Brands have taken action on the matter to express their commitment to corporate social responsibility. Leading this in Vietnam are HP and Apple with Vietnam Recycles programs, which started in April in Ho Chi Minh City and collected 320 kg of waste, and in late September in Hanoi. “We are working with the government and partners to determine what the best approach is for all stakeholders in order to ensure that waste from electronics is managed in an environmentally-sound manner,” said Ms. Monina de Vera-Jacob, SEA Environmental Manager at HP Asia Pacific.
Other brands have also been environmentally responsible. Dell has a more private approach, with customers needing only to call and it will come collect their electronic waste for recycling. “Our goods follow high standards by using environmental materials and the end-life products are returned to our factory in China for recycling,” according to ASUS.
The government has approved Decision No. 16 on waste recycling, including electronic waste, which will take effect on July 1 2016. Brands must commit to recycling, which pushes up costs. According to Ms. de Vera-Jacob, many companies in Vietnam feel that they are not required to take responsibility at the moment because of the cost, but when the Decision comes into effect they will have to follow it. Agreeing with the policy, Mr. Tri from Digiworld said: “This is the right decision, as electronic waste has many negative impacts on life so it is necessary to handle waste properly and produce more environmentally-friendly products.”
Ms. de Vera-Jacob said that, in many European countries, laws on handling electronics waste have been in effect for 25 years. “Manufacturers have a quota - for example if they sell 100 products they have to collect 40 per cent of old and broken products,” she said. As this puts a huge cost on manufacturers, it took them 25 years to go from 0 per cent to the 40 per cent, she said. So it certainly won’t happen overnight in Vietnam.
Unauthorized stores, meanwhile, are completely outside the reach of any such policy. One store owner said he had no idea about the policy and since his products are not from an authorized supply chain it won’t affect his business.
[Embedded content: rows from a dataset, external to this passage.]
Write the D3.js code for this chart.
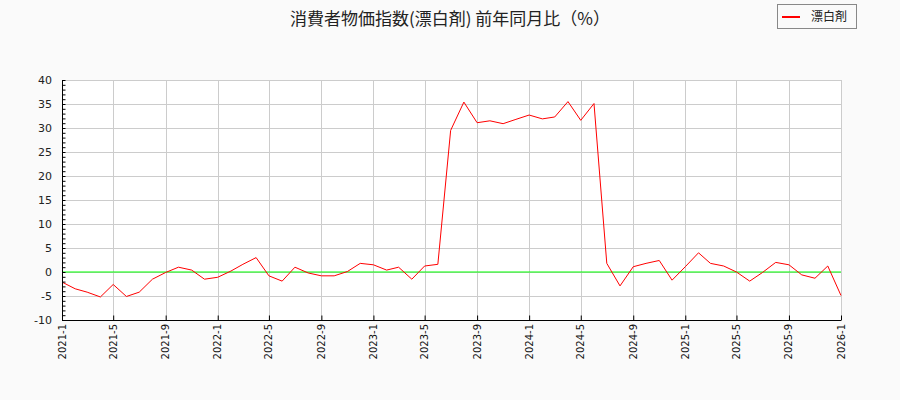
<!DOCTYPE html>
<html>
<head>
<meta charset="utf-8">
<script src="https://cdn.jsdelivr.net/npm/d3@7"></script>
<style>
  body { margin: 0; background: #fafafa; }
  svg { font-family: "DejaVu Sans", sans-serif; }
</style>
</head>
<body>
<div id="chart"></div>
<script>
const width = 900;
const height = 400;
const margin = { top: 80, right: 59, bottom: 80, left: 62 };

const title = "消費者物価指数(漂白剤) 前年同月比（%）";
const seriesName = "漂白剤";

// 2021-1 .. 2026-1, monthly
const months = d3.range(61).map(i => new Date(2021, i, 1));
const values = [
  -2.1, -3.5, -4.2, -5.2, -2.6, -5.1, -4.2, -1.5, -0.1, 1.0, 0.4, -1.5,
  -1.1, 0.2, 1.6, 3.0, -0.8, -1.9, 1.0, -0.2, -0.8, -0.8, 0.1, 1.8,
  1.5, 0.4, 1.0, -1.5, 1.25, 1.6, 29.5, 35.4, 31.1, 31.5, 30.9, 31.8,
  32.7, 31.9, 32.3, 35.5, 31.6, 35.1, 1.8, -2.9, 1.1, 1.8, 2.4, -1.7,
  1.1, 4.0, 1.8, 1.25, 0.0, -1.9, -0.1, 2.0, 1.5, -0.6, -1.3, 1.25,
  -4.9
];
const yTicks = [-10, -5, 0, 5, 10, 15, 20, 25, 30, 35, 40];
const xTicks = months.filter((d, i) => i % 4 === 0);

const svg = d3.select("#chart").append("svg")
  .attr("width", width)
  .attr("height", height);

const x = d3.scaleTime()
  .domain([months[0], months[months.length - 1]])
  .range([margin.left, width - margin.right]);

const y = d3.scaleLinear()
  .domain([-10, 40])
  .range([height - margin.bottom, margin.top]);

svg.append("rect")
  .attr("x", margin.left)
  .attr("y", margin.top)
  .attr("width", width - margin.left - margin.right)
  .attr("height", height - margin.top - margin.bottom)
  .attr("fill", "#fff");

// grid
svg.append("g")
  .attr("stroke", "#ccc")
  .selectAll("line.h")
  .data(yTicks)
  .enter().append("line")
    .attr("x1", margin.left)
    .attr("x2", width - margin.right)
    .attr("y1", d => y(d) + 0.5)
    .attr("y2", d => y(d) + 0.5);

svg.append("g")
  .attr("stroke", "#ccc")
  .selectAll("line.v")
  .data(xTicks)
  .enter().append("line")
    .attr("x1", d => Math.round(x(d)) + 0.5)
    .attr("x2", d => Math.round(x(d)) + 0.5)
    .attr("y1", margin.top)
    .attr("y2", height - margin.bottom);

// zero line
svg.append("line")
  .attr("x1", margin.left)
  .attr("x2", width - margin.right)
  .attr("y1", y(0))
  .attr("y2", y(0))
  .attr("stroke", "#00ff00")
  .attr("stroke-width", 1.2);

// series
const line = d3.line()
  .x(d => x(d[0]))
  .y(d => y(d[1]));

svg.append("path")
  .datum(d3.zip(months, values))
  .attr("fill", "none")
  .attr("stroke", "#ff0000")
  .attr("stroke-width", 1)
  .attr("d", line);

// y axis
const yAxis = svg.append("g")
  .attr("transform", `translate(${margin.left + 0.5},0)`)
  .call(d3.axisRight(y).tickValues(d3.range(-10, 41, 1)).tickSize(3).tickFormat(""));
yAxis.select(".domain").remove();
yAxis.selectAll("line").attr("stroke", "#000");

svg.append("g")
  .attr("transform", `translate(${margin.left},0)`)
  .selectAll("text")
  .data(yTicks)
  .enter().append("text")
    .attr("x", -10)
    .attr("y", d => y(d))
    .attr("dy", "0.35em")
    .attr("text-anchor", "end")
    .attr("font-size", 11)
    .attr("fill", "#222")
    .text(d => d);

svg.append("line")
  .attr("x1", margin.left + 0.5)
  .attr("x2", margin.left + 0.5)
  .attr("y1", margin.top)
  .attr("y2", height - margin.bottom)
  .attr("stroke", "#000");

// x axis
const xAxis = svg.append("g")
  .attr("transform", `translate(0,${height - margin.bottom + 0.5})`)
  .call(d3.axisTop(x).tickValues(xTicks).tickSize(5).tickFormat(""));
xAxis.select(".domain").remove();
xAxis.selectAll("line").attr("stroke", "#000");

svg.append("line")
  .attr("x1", margin.left)
  .attr("x2", width - margin.right)
  .attr("y1", height - margin.bottom + 0.5)
  .attr("y2", height - margin.bottom + 0.5)
  .attr("stroke", "#000");

svg.append("g")
  .selectAll("text")
  .data(xTicks)
  .enter().append("text")
    .attr("transform", d => `translate(${x(d)},${height - margin.bottom + 4}) rotate(-90)`)
    .attr("text-anchor", "end")
    .attr("dy", "0.35em")
    .attr("font-size", 10)
    .attr("fill", "#111")
    .text(d => `${d.getFullYear()}-${d.getMonth() + 1}`);

// title
svg.append("text")
  .attr("x", 450)
  .attr("y", 25)
  .attr("text-anchor", "middle")
  .attr("font-size", 17)
  .attr("font-family", "Noto Sans CJK JP")
  .attr("fill", "#222")
  .text(title);

// legend
const legend = svg.append("g").attr("transform", "translate(777,4)");
legend.append("rect")
  .attr("x", 0.5).attr("y", 0.5)
  .attr("width", 79).attr("height", 24)
  .attr("fill", "#fafafa")
  .attr("stroke", "#888");
legend.append("line")
  .attr("x1", 5).attr("x2", 23)
  .attr("y1", 13).attr("y2", 13)
  .attr("stroke", "#ff0000")
  .attr("stroke-width", 2);
legend.append("text")
  .attr("x", 34).attr("y", 13)
  .attr("dy", "0.35em")
  .attr("font-size", 12)
  .attr("font-family", "Noto Sans CJK JP")
  .attr("fill", "#222")
  .text(seriesName);
</script>
</body>
</html>
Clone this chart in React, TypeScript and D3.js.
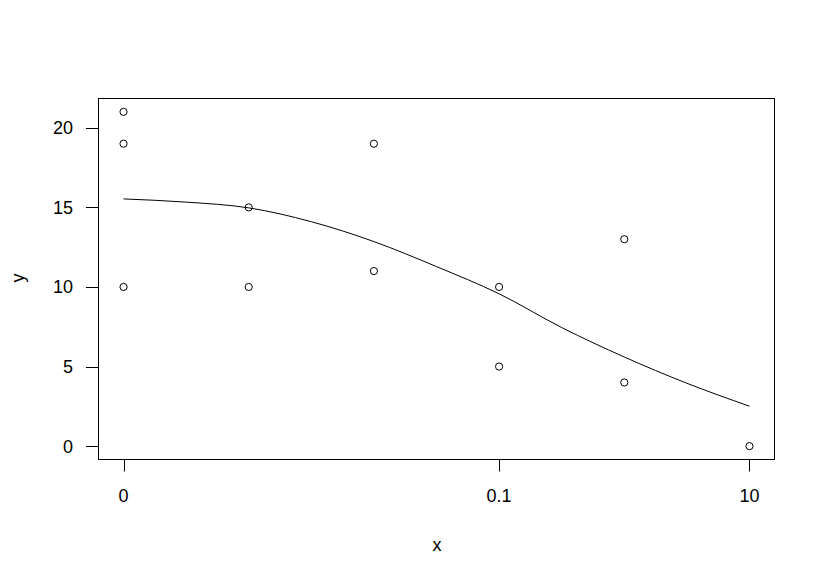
import React from "react";
import * as d3 from "d3";

const xValues = [0.0001, 0.0001, 0.0001, 0.001, 0.001, 0.01, 0.01, 0.1, 0.1, 1, 1, 10];
const yValues = [21, 19, 10, 15, 10, 19, 11, 10, 5, 13, 4, 0];

const curveLogX = [-4, -3.5, -3, -2.5, -2, -1.5, -1, -0.5, 0, 0.5, 1];
const curveY = [15.53, 15.33, 14.97, 14.1, 12.85, 11.28, 9.57, 7.45, 5.6, 3.95, 2.51];

const xTickValues = [0.0001, 0.1, 10];
const xTickLabels = ["0", "0.1", "10"];
const yTickValues = [0, 5, 10, 15, 20];

const W = 826;
const H = 582;
const left = 98.5, right = 774.5, top = 98.5, bottom = 459.5;

export default function App() {
  const xs = d3.scaleLog().domain([Math.pow(10, -4.2), Math.pow(10, 1.2)]).range([left, right]);
  const ys = d3.scaleLinear().domain([-0.84, 21.84]).range([bottom, top]);
  const line = d3
    .line<number>()
    .x((_, i) => xs(Math.pow(10, curveLogX[i])))
    .y((d) => ys(d))
    .curve(d3.curveMonotoneX);
  const font = "Liberation Sans, Arial, sans-serif";
  return (
    <svg width={W} height={H} style={{ position: "absolute", left: 0, top: 0, background: "#fff" }}>
      <rect x={0} y={0} width={W} height={H} fill="#fff" />
      <rect x={left} y={top} width={right - left} height={bottom - top} fill="none" stroke="#000" strokeWidth={1} />
      {yTickValues.map((v) => (
        <g key={"y" + v}>
          <line x1={86} x2={left} y1={Math.round(ys(v)) + 0.5} y2={Math.round(ys(v)) + 0.5} stroke="#000" />
          <text x={73} y={ys(v)} dy="0.36em" textAnchor="end" fontFamily={font} fontSize={18}>
            {v}
          </text>
        </g>
      ))}
      {xTickValues.map((v, i) => (
        <g key={"x" + v}>
          <line x1={Math.round(xs(v)) + 0.5} x2={Math.round(xs(v)) + 0.5} y1={bottom} y2={471.5} stroke="#000" />
          <text x={xs(v)} y={502} textAnchor="middle" fontFamily={font} fontSize={18}>
            {xTickLabels[i]}
          </text>
        </g>
      ))}
      <text x={437} y={551} textAnchor="middle" fontFamily={font} fontSize={18}>
        x
      </text>
      <text transform="translate(24,278) rotate(-90)" textAnchor="middle" fontFamily={font} fontSize={18}>
        y
      </text>
      <path d={line(curveY) || ""} fill="none" stroke="#000" strokeWidth={1} />
      {xValues.map((x, i) => (
        <circle key={"p" + i} cx={xs(x)} cy={ys(yValues[i])} r={3.6} fill="none" stroke="#000" strokeWidth={1} />
      ))}
    </svg>
  );
}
Brands will have to consider the additional costs from July 2016, and if they choose to increase their prices or service charges they will be at a disadvantage in competing against these unauthorized retailers.
As for customers, many people doubt that the recycling of electronic waste will succeed as Vietnamese people have low incomes and many will happily sell their old and broken products to either unauthorized stores or trash collectors. Ms. de Vera-Jacob said that this is not just a problem for a developing country like Vietnam. In countries like Singapore people also want to sell their waste for a few dollars. “The level of public awareness regarding electronics waste in Vietnam is very limited,” she added.
The problems brought about by unauthorized supply chain sand uncontrollable waste will continue until all involved pay greater attention to the matter. But few people make the connection between the economy and the environment.